Now, to catch up on every I put off during November. Ta.
NaNo is well under way and the “sea story” is officially a WIP. It’s also starting to veer in new directions, steering me away from my outline as I delve further into the story (always a welcome occurrence). I’m totally riding the new-novel-high (the happier, less angst-ridden cousin of the third-draft-low). My NaNo goal is on target, but spending the last three days away from home at a conference really disrupted my progress. Looking forward to get back on track tomorrow.
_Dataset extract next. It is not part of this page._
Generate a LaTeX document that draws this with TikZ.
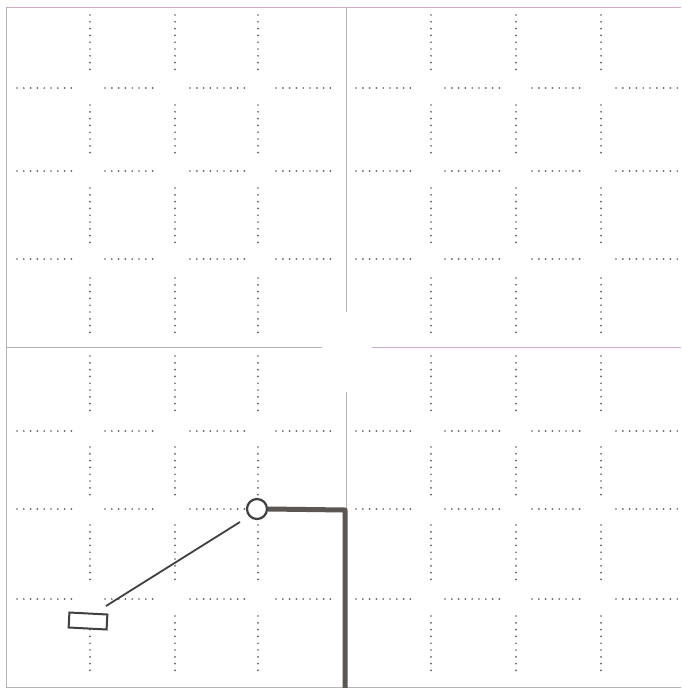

Two years ago, I started relying on a desk calendar to track the number of days I work on my writing. I note down when I start and end a chapter, or whether I’m writing, editing, or transcribing material. It helps me stay accountable and reveals patterns and interesting little life bits that are of no interest to anyone but me. It’s especially useful on days when I’m feeling particularly doubtful about my progress. I’m now three chapters away from finishing my read-through/note-taking/manual rewrite of Anúna draft two. Though it feels like I’ve been working on this draft for ages, the calendar reveals that I only started working on it in mid-August, having taken a month off after completing the second draft in July. That’s a lot less than I expected, though there were several gaps in my writing. For one, I was still adjusting to a new semester at a new library, so there were days when I had little energy left to write. Then there was my grandfather’s passing in September; it was difficult to get back into the story after something like that. Still, it’s not so terrible as I thought and shows that I’ve been much more productive than I give myself credit for at times. As with most writers, it’s incredibly easy for me to not see the forest for the trees. I get so caught up in the little things–like whether or not I took a week off writing and why it was such a terrible thing–that I forget to see how much I’ve really accomplished.